◆ **What is expected**:
Below are records; please write out exactly the lines from the first line through the line containing "titulo2 = 'relação", with no pictures.

Entries with chart source code
┄┄┄┄┄┄┄┄┄┄┄┄┄┄┄┄┄┄┄┄
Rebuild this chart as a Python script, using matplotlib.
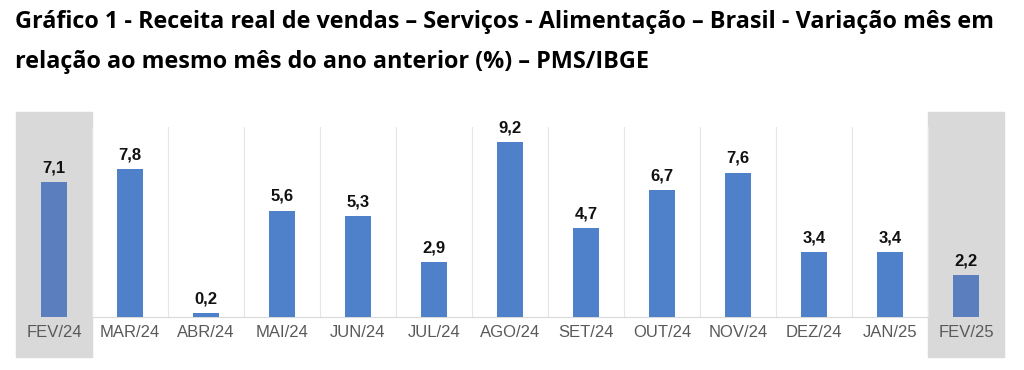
import matplotlib.pyplot as plt
import matplotlib.transforms as mtransforms

# dados
meses = ['FEV/24', 'MAR/24', 'ABR/24', 'MAI/24', 'JUN/24', 'JUL/24', 'AGO/24',
         'SET/24', 'OUT/24', 'NOV/24', 'DEZ/24', 'JAN/25', 'FEV/25']
variacao = [7.1, 7.8, 0.2, 5.6, 5.3, 2.9, 9.2, 4.7, 6.7, 7.6, 3.4, 3.4, 2.2]
destaque = ['FEV/24', 'FEV/25']

titulo1 = 'Gráfico 1 - Receita real de vendas – Serviços - Alimentação – Brasil - Variação mês em'
titulo2 = 'relação ao mesmo mês do ano anterior (%) – PMS/IBGE'

fig = plt.figure(figsize=(10.24, 3.7), dpi=100)
ax = fig.add_axes([16 / 1024, 53 / 370, 988 / 1024, 190 / 370])

x = list(range(len(meses)))
cores = ['#5B7FBE' if m in destaque else '#4F80CA' for m in meses]
ax.bar(x, variacao, width=0.34, color=cores, zorder=3)

for xi, v in zip(x, variacao):
    ax.text(xi, v + 0.35, f'{v:.1f}'.replace('.', ','), ha='center', va='bottom',
            fontsize=12, fontweight='bold', family='Liberation Sans', color='#111111')

# faixas cinzas
trans = mtransforms.blended_transform_factory(ax.transData, ax.transAxes)
for m in destaque:
    i = meses.index(m)
    ax.add_patch(plt.Rectangle((i - 0.5, -0.21), 1.0, 1.29, transform=trans,
                               color='#D9D9D9', zorder=0, clip_on=False))

for b in range(len(meses) - 1):
    ax.axvline(b + 0.5, color='#E6E6E6', lw=0.8, zorder=1)

ax.set_xlim(-0.5, len(meses) - 0.5)
ax.set_ylim(0, 10)
ax.set_yticks([])
ax.set_xticks(x)
ax.set_xticklabels(meses, fontsize=12, family='Liberation Sans', color='#595959')
ax.tick_params(axis='x', length=0, pad=6)
for s in ['top', 'left', 'right']:
    ax.spines[s].set_visible(False)
ax.spines['bottom'].set_color('#D9D9D9')
ax.patch.set_alpha(0)

fig.text(15 / 1024, 1 - 28 / 370, titulo1, fontsize=16.8, fontweight='bold',
         family='Open Sans', va='baseline')
fig.text(15 / 1024, 1 - 68 / 370, titulo2, fontsize=16.8, fontweight='bold',
         family='Open Sans', va='baseline')

fig.savefig('out.png', dpi=100)
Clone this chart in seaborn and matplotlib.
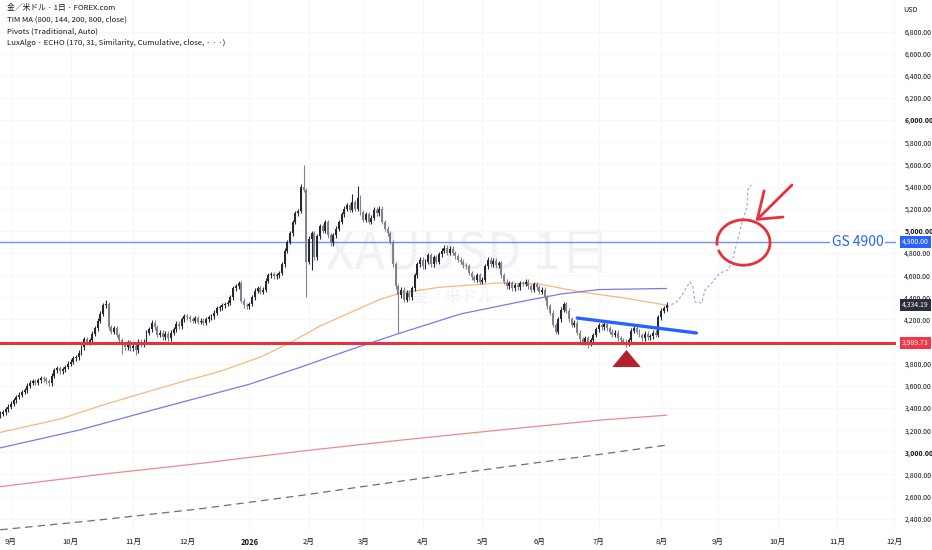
import numpy as np
import pandas as pd
import matplotlib
matplotlib.use('Agg')
import matplotlib.pyplot as plt
import matplotlib.transforms as mtransforms
from matplotlib.patches import Arc
import seaborn as sns

# daily closes, XAUUSD (one per trading day from 2025-08-25)
closes = [
    3330, 3350, 3360, 3390, 3410, 3440, 3470, 3500, 3520, 3545,
    3560, 3600, 3630, 3640, 3630, 3650, 3670, 3660, 3640, 3625,
    3690, 3740, 3760, 3730, 3750, 3770, 3800, 3820, 3850, 3860,
    3900, 3950, 4020, 3990, 4010, 4070, 4120, 4190, 4250, 4330,
    4340, 4130, 4090, 4120, 4060, 4010, 3970, 3950, 3990, 3940,
    3960, 3920, 4000, 3970, 4000, 4080, 4110, 4170, 4130, 4060,
    4080, 4040, 4070, 4030, 4080, 4110, 4160, 4140, 4200, 4230,
    4220, 4200, 4190, 4210, 4180, 4190, 4170, 4200, 4220, 4230,
    4260, 4300, 4310, 4330, 4340, 4350, 4400, 4480, 4500, 4530,
    4370, 4330, 4320, 4340, 4400, 4460, 4480, 4450, 4470, 4550,
    4600, 4610, 4590, 4600, 4620, 4700, 4820, 4900, 4980, 5080,
    5160, 5180, 5400, 5370, 4720, 4930, 4980, 4760, 4950, 5040,
    5000, 5080, 4960, 4890, 4960, 5020, 5080, 5150, 5200, 5230,
    5190, 5260, 5200, 5300, 5170, 5100, 5150, 5080, 5120, 5190,
    5160, 5200, 5080, 5020, 4980, 4900, 4700, 4500, 4420, 4470,
    4380, 4440, 4400, 4480, 4600, 4700, 4740, 4680, 4720, 4780,
    4700, 4760, 4720, 4790, 4820, 4850, 4800, 4840, 4800, 4770,
    4740, 4720, 4690, 4680, 4620, 4580, 4560, 4600, 4540, 4560,
    4680, 4740, 4700, 4730, 4690, 4710, 4600, 4540, 4500, 4530,
    4480, 4510, 4490, 4530, 4520, 4540, 4500, 4470, 4520, 4490,
    4450, 4470, 4400, 4320, 4260, 4150, 4090, 4200, 4290, 4340,
    4280, 4200, 4150, 4170, 4080, 4020, 3990, 4030, 3980, 4010,
    4060, 4110, 4150, 4130, 4160, 4120, 4090, 4060, 4080, 4030,
    4010, 4000, 3985, 4010, 4100, 4120, 4090, 4060, 4030, 4070,
    4040, 4050, 4080, 4060, 4220, 4280, 4300, 4334.19,
]
first_open = 3310
high_marks = {40: 4380, 89: 4550, 113: 5596, 131: 5330, 133: 5410}
low_marks = {46: 3890, 51: 3880, 114: 4400, 116: 4650, 148: 4080, 218: 3945, 232: 3950}

# TIM MA lines (candle index, price)
ma144_x = [1, 23, 38, 53, 67, 82, 97, 108, 119, 130, 141, 149, 163, 185, 200, 215, 231, 247]
ma144_y = [3180, 3300, 3420, 3530, 3630, 3730, 3860, 3990, 4140, 4260, 4380, 4440, 4490, 4530, 4520, 4450, 4395, 4330]
ma200_x = [1, 30, 60, 93, 112, 130, 149, 171, 193, 208, 222, 247]
ma200_y = [3040, 3200, 3400, 3615, 3770, 3925, 4080, 4250, 4360, 4430, 4470, 4480]
ma800_x = [1, 38, 75, 112, 149, 185, 222, 247]
ma800_y = [2690, 2800, 2900, 3010, 3110, 3200, 3290, 3335]
ma800b_y = [2300, 2390, 2490, 2610, 2740, 2860, 2980, 3065]

# LuxAlgo ECHO projection
echo_x = [247.1, 250.8, 252.7, 255.6, 256.7, 257.5, 260, 261.2, 263.7, 266.7, 269.7, 271.1, 273, 274.8, 276.7, 277, 278.2]
echo_y = [4313, 4358, 4421, 4539, 4494, 4358, 4349, 4466, 4530, 4620, 4647, 4720, 4900, 5072, 5217, 5370, 5415]

# drawings
support_level = 3989.73
target_level = 4900
last_close = 4334.19
trend_x = [214, 258]
trend_y = [4213, 4078]
triangle_x = 232
triangle_y = 3856
arrow_shaft_x = [293.3, 280.5]
arrow_shaft_y = [5415, 5105]
arrow_head_x = [283.0, 280.5, 290.0]
arrow_head_y = [5362, 5105, 5125]

month_labels = ['9月', '10月', '11月', '12月', '2026', '2月', '3月', '4月', '5月', '6月',
                '7月', '8月', '9月', '10月', '11月', '12月']
price_ticks = [2400, 2600, 2800, 3000, 3200, 3400, 3600, 3800, 4200, 4400, 4600, 4800,
               5000, 5200, 5400, 5600, 5800, 6000, 6200, 6400, 6600, 6800]
bold_ticks = [3000, 5000, 6000]

header = ['金／米ドル · 1日 · FOREX.com',
          'TIM MA (800, 144, 200, 800, close)',
          'Pivots (Traditional, Auto)',
          'LuxAlgo · ECHO (170, 31, Similarity, Cumulative, close, · · ·)']

sns.set_theme(style='white')
FONT = ['Noto Sans CJK JP', 'DejaVu Sans']
plt.rcParams['font.family'] = FONT

dates = pd.bdate_range('2025-08-25', '2026-12-31')
n = len(closes)
idx = np.arange(n)
c = np.array(closes, dtype=float)
o = np.array([first_open] + closes[:-1], dtype=float)
top = np.maximum(o, c)
bot = np.minimum(o, c)
hi = top + 22
lo = bot - 22
for k, v in high_marks.items():
    hi[k] = v
for k, v in low_marks.items():
    lo[k] = v

fig = plt.figure(figsize=(9.32, 5.5), dpi=100)
ax = fig.add_axes([0, 18 / 550, 896 / 932, 532 / 550])
ax.set_xlim(0.92, 331.7)
ax.set_ylim(2280, 7086)

# watermark
ax.text(173.7, 4782, 'XAUUSD 1日', fontsize=36, color='#f0f1f4', ha='center', va='center', zorder=0)
ax.text(168, 4400, '金／米ドル', fontsize=12, color='#f0f1f4', ha='center', va='center', zorder=0)

up = c >= o
col = np.where(up, '#262931', '#80838c')
ax.vlines(idx, lo, hi, colors=col, linewidth=0.8, zorder=3)
ax.bar(idx, np.maximum(top - bot, 6), bottom=bot, width=0.72, color=col, linewidth=0, zorder=4)

ma = pd.DataFrame({'x': ma144_x, 'y': ma144_y})
sns.lineplot(data=ma, x='x', y='y', ax=ax, color='#f9b77a', linewidth=0.9, zorder=2)
ma = pd.DataFrame({'x': ma200_x, 'y': ma200_y})
sns.lineplot(data=ma, x='x', y='y', ax=ax, color='#7b78ee', linewidth=0.9, zorder=2)
ma = pd.DataFrame({'x': ma800_x, 'y': ma800_y})
sns.lineplot(data=ma, x='x', y='y', ax=ax, color='#f08a8a', linewidth=0.9, zorder=2)
ma = pd.DataFrame({'x': ma800_x, 'y': ma800b_y})
sns.lineplot(data=ma, x='x', y='y', ax=ax, color='#6f6f6f', linewidth=0.9,
             linestyle=(0, (6, 4)), zorder=2)
ech = pd.DataFrame({'x': echo_x, 'y': echo_y})
sns.lineplot(data=ech, x='x', y='y', ax=ax, sort=False, color='#95a3ec', linewidth=0.8,
             linestyle=(0, (2.5, 2)), zorder=2)

ax.axhline(support_level, color='#e5323c', linewidth=2.2, zorder=5)
ax.axhline(target_level, color='#6f8ff5', linewidth=1.0, zorder=1)
ax.plot(trend_x, trend_y, color='#2962ff', linewidth=2.4, solid_capstyle='round', zorder=6)
ax.scatter([triangle_x], [triangle_y], marker=[(-1, -0.6), (1, -0.6), (0, 0.6)], s=420,
           color='#b3202e', linewidths=0, zorder=7)
ax.add_patch(Arc((275.4, 4895), 19.6, 410, theta1=262, theta2=250, color='#e5323c',
                 linewidth=2.0, zorder=7))
ax.plot(arrow_shaft_x, arrow_shaft_y, color='#e5323c', linewidth=2.0, solid_capstyle='round', zorder=7)
ax.plot(arrow_head_x, arrow_head_y, color='#e5323c', linewidth=2.0, solid_capstyle='round',
        solid_joinstyle='round', zorder=7)

ax.text(308, target_level, 'GS 4900', color='#2962ff', fontsize=10, ha='left', va='center',
        zorder=8, bbox=dict(boxstyle='square,pad=0.1', fc='white', ec='none'))

# axes
month_pos = pd.Series(np.arange(len(dates)), index=dates).groupby([dates.year, dates.month]).first()
xt = month_pos.values[1:1 + len(month_labels)]
ax.set_xticks(xt, labels=month_labels)
ax.yaxis.tick_right()
ax.set_yticks(price_ticks, labels=[f'{p:,.2f}' for p in price_ticks])
ax.tick_params(axis='x', length=0, pad=4, labelsize=5.5, labelcolor='#131722')
ax.tick_params(axis='y', length=0, pad=6, labelsize=5.0, labelcolor='#131722')
for lbl in ax.get_yticklabels():
    if lbl.get_text() in [f'{p:,.2f}' for p in bold_ticks]:
        lbl.set_fontweight('bold')
for lbl in ax.get_xticklabels():
    if lbl.get_text() == '2026':
        lbl.set_fontweight('bold')
ax.grid(True, color='#f7f8fa', linewidth=0.8)
ax.set_axisbelow(True)
for s in ax.spines.values():
    s.set_visible(False)
ax.set_xlabel('')
ax.set_ylabel('')

trans = mtransforms.blended_transform_factory(ax.transAxes, ax.transData)
for val, fc in [(target_level, '#2962ff'), (last_close, '#2a2e39'), (support_level, '#f23645')]:
    ax.text(1.0065, val, f'{val:,.2f}', transform=trans, color='white', fontsize=5.0,
            ha='left', va='center', clip_on=False, zorder=9,
            bbox=dict(boxstyle='square,pad=0.3', fc=fc, ec='none'))

fig.text(903 / 932, 1 - 10 / 550, 'USD', fontsize=5.2, color='#131722', va='center')
for i, line in enumerate(header):
    fig.text(7 / 932, 1 - (8 + i * 11.7) / 550, line, fontsize=5.6, color='#131722', va='center')

fig.savefig('out.png', dpi=100, facecolor='white')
┄┄┄┄┄┄┄┄┄┄┄┄┄┄┄┄┄┄┄┄
◆ **Solution to the exercise**:
Rebuild this chart as a Python script, using matplotlib.
import matplotlib.pyplot as plt
import matplotlib.transforms as mtransforms

# dados
meses = ['FEV/24', 'MAR/24', 'ABR/24', 'MAI/24', 'JUN/24', 'JUL/24', 'AGO/24',
         'SET/24', 'OUT/24', 'NOV/24', 'DEZ/24', 'JAN/25', 'FEV/25']
variacao = [7.1, 7.8, 0.2, 5.6, 5.3, 2.9, 9.2, 4.7, 6.7, 7.6, 3.4, 3.4, 2.2]
destaque = ['FEV/24', 'FEV/25']

titulo1 = 'Gráfico 1 - Receita real de vendas – Serviços - Alimentação – Brasil - Variação mês em'
titulo2 = 'relação ao mesmo mês do ano anterior (%) – PMS/IBGE'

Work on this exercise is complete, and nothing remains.